Tatlin’s sculpture was called Monument to the 3rd international, and even from the name, there is a hint of politics that only grows stronger. The political nature of the piece is evident even in its structure and material, the tower made up of steel, glass, etc. Rising, phallic.So too did it have an incredibly detailed political intention and purpose, complete with megaphones and cameras. 

Lissitsky’s was different. It’s called a floating city, but only in name. Does this look like a city? Its not burdened with political purpose, or even by purpose at all. More interested in idea than actuality. No focus on materials or their source. Instead, Khidekel’s buildings existing as forms in nature. Not surpassing them, but incorporating them. All was organic, more interest in aesthetic than purpose.

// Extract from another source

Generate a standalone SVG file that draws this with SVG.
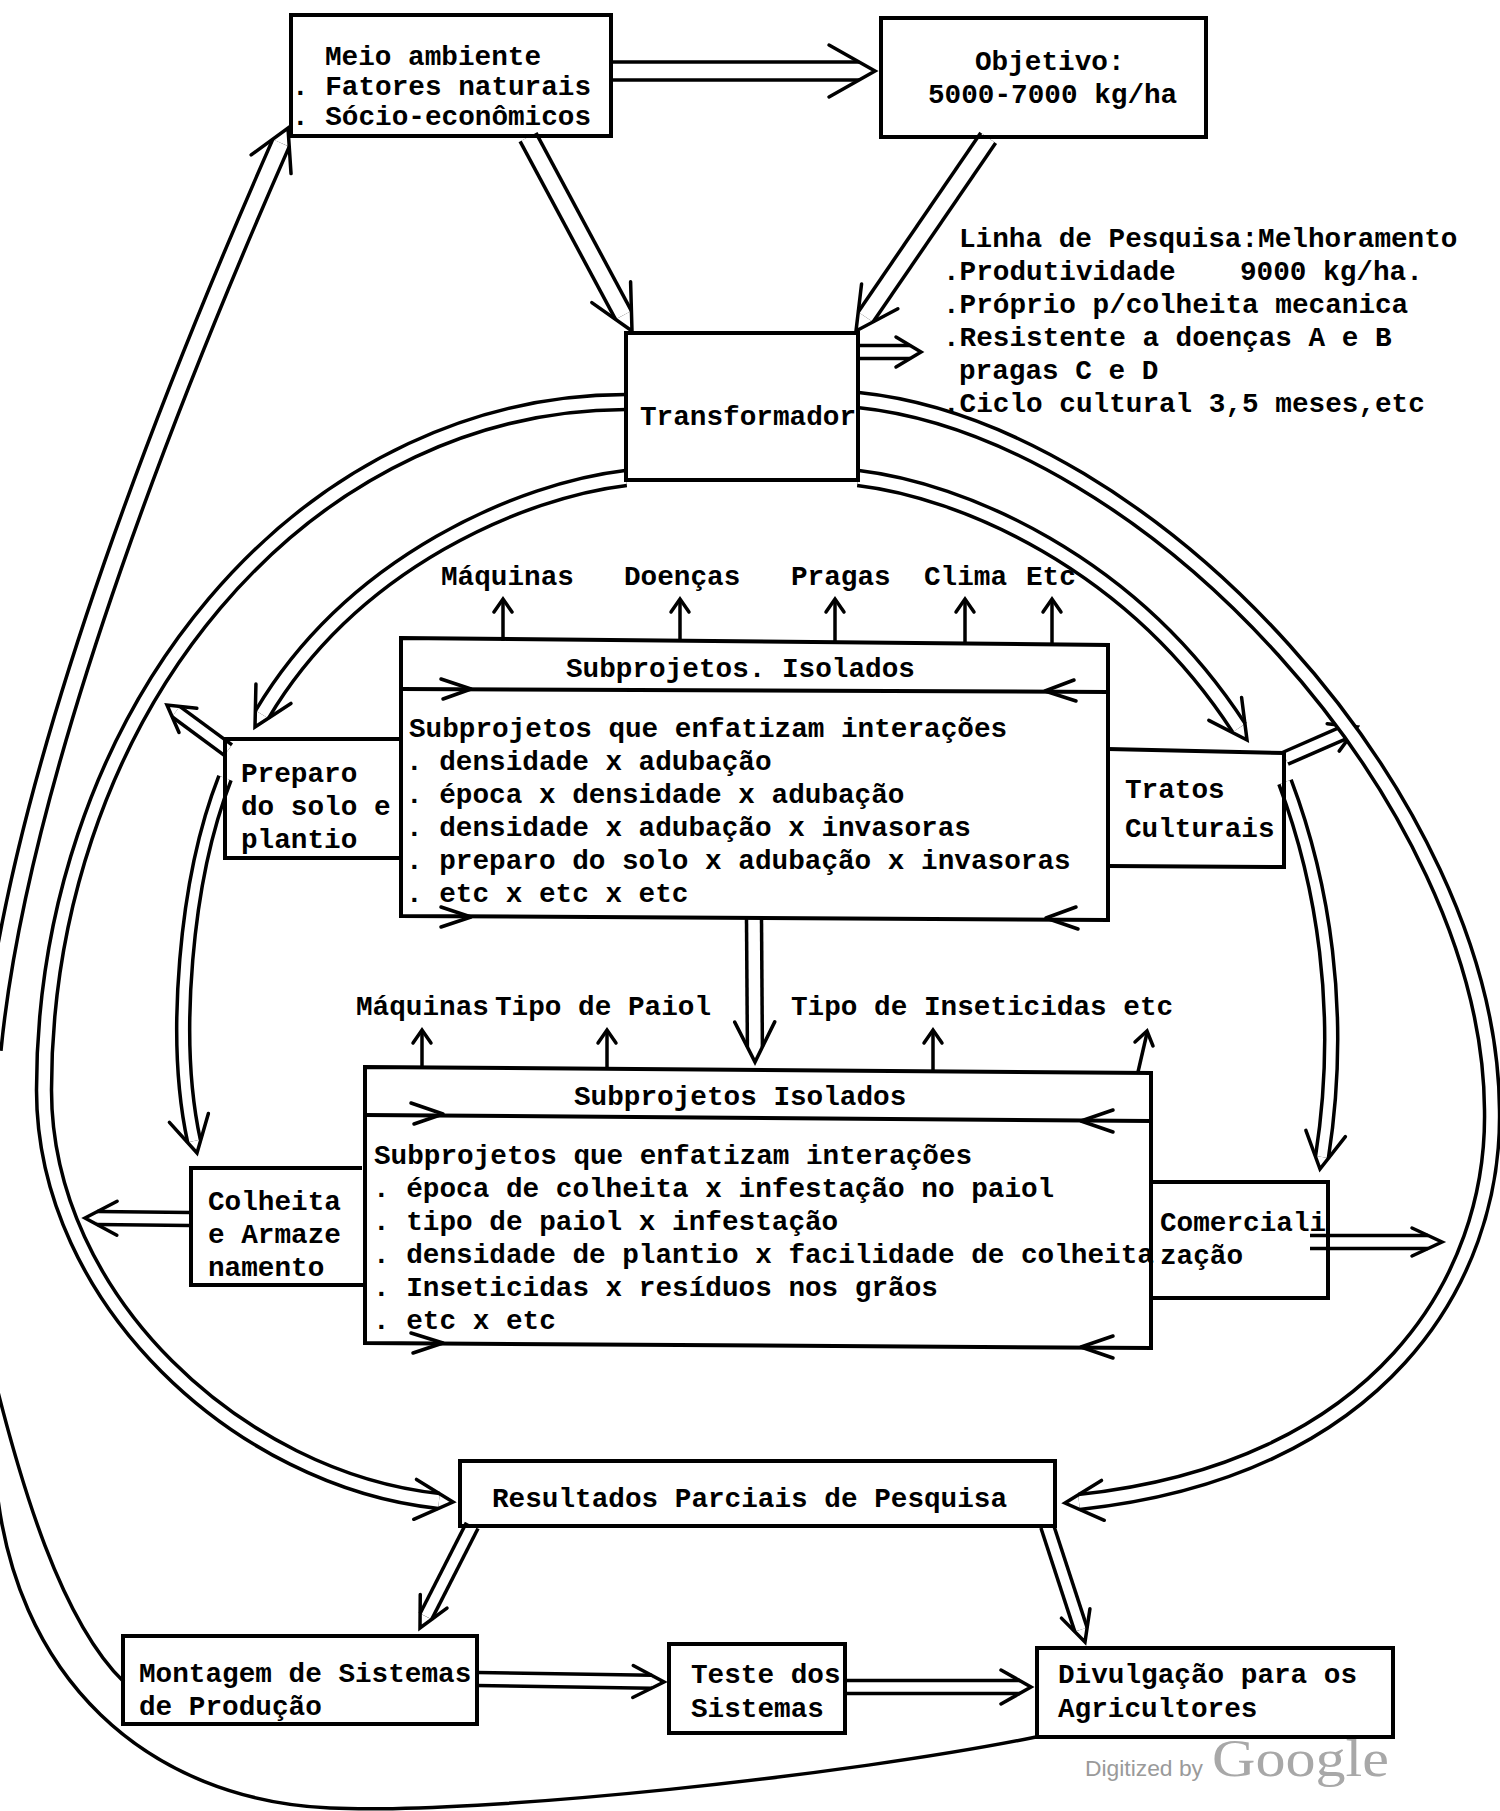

So, what’s going on here? Three examples of Supremitist and Constructivast art with similar constituent parts. Similar lexicality. But, different relationally. Differing grammar. Whereas the Constructivist pieces tended toward constructing representation, both political and symbolic, the Suprematist pieces leaves relationally mostly up to the interpreter. A return to form, away from symbols and objectivity. And towards Poetry, if you ask Roman Jakobson. 

That’s what Jakobson’s call is. Poetry is the utterance for the purpose of expression alone, without need for the mediator of grammar. Suprematism, in contrast to Constructivism, is a return to poetry based on a subversion of visual relationally. Visual grammar. A grammar that doesn’t act as a mediator, so far as it invites multiple subjectivities.  In Suprematist art, these subjectivities are invited by a lack of clear relationality involving object priority, orientation, visual perspective, etc. “Suprematism is about Supremacy of pure artistic feeling.”